___ Given records

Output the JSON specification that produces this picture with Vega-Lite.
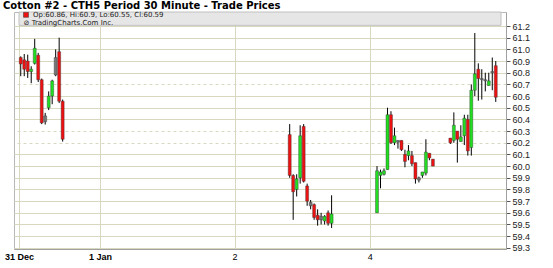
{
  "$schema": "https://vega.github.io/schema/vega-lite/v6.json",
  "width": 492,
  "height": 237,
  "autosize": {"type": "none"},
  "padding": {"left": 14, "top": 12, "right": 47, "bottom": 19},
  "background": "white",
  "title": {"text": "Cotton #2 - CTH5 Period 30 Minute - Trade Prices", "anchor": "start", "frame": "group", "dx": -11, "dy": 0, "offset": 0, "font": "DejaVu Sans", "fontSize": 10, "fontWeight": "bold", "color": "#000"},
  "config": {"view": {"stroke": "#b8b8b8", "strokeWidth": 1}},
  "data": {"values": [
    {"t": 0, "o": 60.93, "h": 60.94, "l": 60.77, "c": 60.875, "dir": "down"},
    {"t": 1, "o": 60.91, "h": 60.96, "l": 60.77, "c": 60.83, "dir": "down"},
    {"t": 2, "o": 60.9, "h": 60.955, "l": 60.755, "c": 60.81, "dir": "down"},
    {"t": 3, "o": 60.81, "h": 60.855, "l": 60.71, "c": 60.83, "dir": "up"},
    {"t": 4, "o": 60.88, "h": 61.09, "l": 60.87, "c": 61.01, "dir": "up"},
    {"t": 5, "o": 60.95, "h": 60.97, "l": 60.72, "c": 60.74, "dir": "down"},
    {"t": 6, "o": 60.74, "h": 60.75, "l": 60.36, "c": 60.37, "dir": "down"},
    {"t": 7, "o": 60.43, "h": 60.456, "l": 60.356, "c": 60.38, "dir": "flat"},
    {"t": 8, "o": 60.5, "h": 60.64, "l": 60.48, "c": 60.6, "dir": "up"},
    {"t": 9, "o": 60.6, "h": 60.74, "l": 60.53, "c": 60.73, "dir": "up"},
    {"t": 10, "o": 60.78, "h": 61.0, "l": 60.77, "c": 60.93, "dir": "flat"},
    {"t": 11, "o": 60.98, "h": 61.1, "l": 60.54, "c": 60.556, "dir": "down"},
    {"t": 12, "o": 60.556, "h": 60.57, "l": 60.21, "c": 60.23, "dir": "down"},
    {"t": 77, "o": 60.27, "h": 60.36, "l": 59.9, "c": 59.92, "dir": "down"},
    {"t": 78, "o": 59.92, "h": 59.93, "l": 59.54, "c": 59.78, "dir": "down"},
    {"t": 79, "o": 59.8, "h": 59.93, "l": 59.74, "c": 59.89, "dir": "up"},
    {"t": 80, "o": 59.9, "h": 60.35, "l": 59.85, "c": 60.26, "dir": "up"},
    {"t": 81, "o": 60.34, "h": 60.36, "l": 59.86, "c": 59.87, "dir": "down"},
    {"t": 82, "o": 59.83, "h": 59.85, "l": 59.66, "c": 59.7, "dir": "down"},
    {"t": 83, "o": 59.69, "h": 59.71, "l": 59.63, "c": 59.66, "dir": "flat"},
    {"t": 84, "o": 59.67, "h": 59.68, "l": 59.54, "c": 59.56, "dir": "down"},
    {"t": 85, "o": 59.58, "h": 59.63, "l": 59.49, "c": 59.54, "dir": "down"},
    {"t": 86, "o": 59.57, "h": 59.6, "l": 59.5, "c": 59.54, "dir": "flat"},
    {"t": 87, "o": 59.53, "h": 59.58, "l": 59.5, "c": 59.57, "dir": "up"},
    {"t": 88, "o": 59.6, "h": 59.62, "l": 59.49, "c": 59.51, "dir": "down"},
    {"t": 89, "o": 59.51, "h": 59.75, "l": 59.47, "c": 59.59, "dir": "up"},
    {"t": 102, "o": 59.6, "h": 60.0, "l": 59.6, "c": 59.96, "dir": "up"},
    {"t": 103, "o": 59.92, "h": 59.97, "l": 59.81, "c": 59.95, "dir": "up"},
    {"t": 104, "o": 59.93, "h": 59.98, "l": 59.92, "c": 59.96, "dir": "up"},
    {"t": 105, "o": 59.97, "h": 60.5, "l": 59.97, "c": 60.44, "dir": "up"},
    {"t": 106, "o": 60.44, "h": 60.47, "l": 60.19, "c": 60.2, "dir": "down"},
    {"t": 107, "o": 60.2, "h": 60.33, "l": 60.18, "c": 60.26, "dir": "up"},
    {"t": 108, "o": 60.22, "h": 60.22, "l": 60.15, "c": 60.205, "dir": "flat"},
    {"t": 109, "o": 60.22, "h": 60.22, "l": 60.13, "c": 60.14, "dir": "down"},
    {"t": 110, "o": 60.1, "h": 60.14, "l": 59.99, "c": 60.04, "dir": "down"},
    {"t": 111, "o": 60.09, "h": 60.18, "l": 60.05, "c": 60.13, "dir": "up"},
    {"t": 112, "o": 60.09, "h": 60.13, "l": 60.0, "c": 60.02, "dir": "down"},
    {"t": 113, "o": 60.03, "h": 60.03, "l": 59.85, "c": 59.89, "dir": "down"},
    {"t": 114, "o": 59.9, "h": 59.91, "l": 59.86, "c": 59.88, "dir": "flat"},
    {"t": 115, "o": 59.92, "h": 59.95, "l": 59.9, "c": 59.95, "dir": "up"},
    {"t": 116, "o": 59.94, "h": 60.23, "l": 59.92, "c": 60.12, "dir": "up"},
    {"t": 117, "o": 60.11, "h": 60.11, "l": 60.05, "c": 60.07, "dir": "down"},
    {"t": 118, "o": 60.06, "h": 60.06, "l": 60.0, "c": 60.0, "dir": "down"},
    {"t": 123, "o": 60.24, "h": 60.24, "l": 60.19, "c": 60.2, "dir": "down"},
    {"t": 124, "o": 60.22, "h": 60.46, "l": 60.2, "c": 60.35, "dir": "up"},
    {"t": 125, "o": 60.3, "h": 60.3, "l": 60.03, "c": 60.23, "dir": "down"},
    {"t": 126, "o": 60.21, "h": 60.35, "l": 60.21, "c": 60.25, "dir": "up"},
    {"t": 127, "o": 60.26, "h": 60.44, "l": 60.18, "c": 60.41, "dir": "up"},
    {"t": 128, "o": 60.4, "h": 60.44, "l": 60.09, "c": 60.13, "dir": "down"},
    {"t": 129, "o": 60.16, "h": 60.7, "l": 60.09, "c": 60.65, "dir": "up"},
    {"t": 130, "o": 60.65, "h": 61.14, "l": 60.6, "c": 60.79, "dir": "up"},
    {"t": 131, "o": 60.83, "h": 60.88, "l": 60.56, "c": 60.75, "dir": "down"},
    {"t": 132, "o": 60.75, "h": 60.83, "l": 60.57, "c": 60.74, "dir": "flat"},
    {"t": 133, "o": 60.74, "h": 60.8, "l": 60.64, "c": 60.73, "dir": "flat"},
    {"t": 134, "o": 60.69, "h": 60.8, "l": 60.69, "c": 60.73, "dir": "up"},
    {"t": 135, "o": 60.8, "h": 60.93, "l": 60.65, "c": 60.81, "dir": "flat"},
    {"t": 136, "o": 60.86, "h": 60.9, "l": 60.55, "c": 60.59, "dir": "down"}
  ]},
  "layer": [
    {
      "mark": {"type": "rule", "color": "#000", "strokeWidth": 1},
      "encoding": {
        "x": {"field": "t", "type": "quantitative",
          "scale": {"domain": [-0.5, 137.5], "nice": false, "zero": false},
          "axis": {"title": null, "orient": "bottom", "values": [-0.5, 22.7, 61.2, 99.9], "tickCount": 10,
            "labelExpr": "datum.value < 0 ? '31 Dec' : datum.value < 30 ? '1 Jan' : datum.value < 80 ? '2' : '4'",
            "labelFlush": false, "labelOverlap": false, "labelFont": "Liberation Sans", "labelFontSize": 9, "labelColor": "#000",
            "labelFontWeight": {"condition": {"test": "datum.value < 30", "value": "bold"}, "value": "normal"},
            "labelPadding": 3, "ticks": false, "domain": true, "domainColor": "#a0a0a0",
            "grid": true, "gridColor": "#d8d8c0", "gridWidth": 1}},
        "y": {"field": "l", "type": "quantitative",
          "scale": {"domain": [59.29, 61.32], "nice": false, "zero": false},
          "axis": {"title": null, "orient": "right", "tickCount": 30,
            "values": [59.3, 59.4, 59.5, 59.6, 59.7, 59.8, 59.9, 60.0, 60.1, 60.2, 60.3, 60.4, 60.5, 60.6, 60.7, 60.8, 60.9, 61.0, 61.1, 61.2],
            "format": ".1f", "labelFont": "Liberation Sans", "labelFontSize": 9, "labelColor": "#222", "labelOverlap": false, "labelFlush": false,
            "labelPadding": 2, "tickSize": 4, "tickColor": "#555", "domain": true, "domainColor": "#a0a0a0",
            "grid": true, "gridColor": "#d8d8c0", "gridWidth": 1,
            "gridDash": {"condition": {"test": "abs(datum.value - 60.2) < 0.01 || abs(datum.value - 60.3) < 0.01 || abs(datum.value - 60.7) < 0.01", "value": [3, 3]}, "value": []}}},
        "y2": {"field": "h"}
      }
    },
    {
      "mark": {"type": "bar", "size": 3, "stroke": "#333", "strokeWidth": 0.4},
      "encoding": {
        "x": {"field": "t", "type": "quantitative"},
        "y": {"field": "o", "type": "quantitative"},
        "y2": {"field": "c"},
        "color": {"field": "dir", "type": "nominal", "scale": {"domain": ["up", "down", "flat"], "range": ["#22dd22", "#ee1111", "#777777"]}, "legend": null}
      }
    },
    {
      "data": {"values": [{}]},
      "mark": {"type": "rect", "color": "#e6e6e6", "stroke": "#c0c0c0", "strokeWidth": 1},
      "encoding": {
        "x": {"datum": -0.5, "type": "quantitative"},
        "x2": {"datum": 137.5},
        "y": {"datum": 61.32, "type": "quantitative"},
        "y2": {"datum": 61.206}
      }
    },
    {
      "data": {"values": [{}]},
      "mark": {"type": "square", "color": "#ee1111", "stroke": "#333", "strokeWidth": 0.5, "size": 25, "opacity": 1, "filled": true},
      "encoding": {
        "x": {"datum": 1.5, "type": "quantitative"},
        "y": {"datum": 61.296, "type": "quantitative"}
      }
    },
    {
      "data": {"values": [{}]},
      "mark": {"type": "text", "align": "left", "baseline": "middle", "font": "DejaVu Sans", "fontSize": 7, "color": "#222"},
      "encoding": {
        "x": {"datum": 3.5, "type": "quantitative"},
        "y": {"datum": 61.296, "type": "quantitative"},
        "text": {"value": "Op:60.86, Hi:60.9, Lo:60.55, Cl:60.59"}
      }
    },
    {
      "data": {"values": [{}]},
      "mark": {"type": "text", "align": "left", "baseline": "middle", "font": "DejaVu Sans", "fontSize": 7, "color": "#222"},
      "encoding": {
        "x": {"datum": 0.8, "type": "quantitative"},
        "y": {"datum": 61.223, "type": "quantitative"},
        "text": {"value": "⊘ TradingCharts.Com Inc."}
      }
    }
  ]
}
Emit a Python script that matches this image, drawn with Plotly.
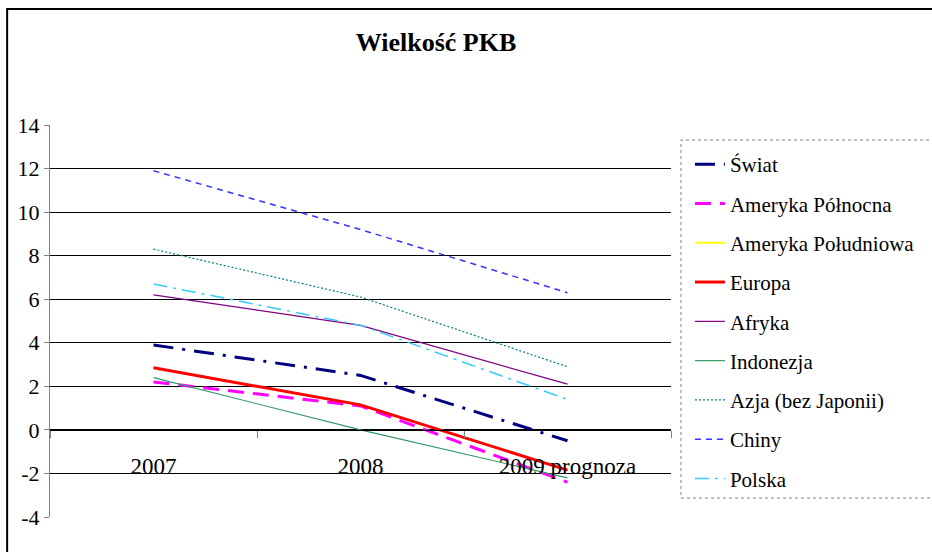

______

Return all lines containing "that".

Finished answer:
Output the JSON specification that produces this picture with Vega-Lite.
Emit a Python script that matches this image, drawn with Plotly.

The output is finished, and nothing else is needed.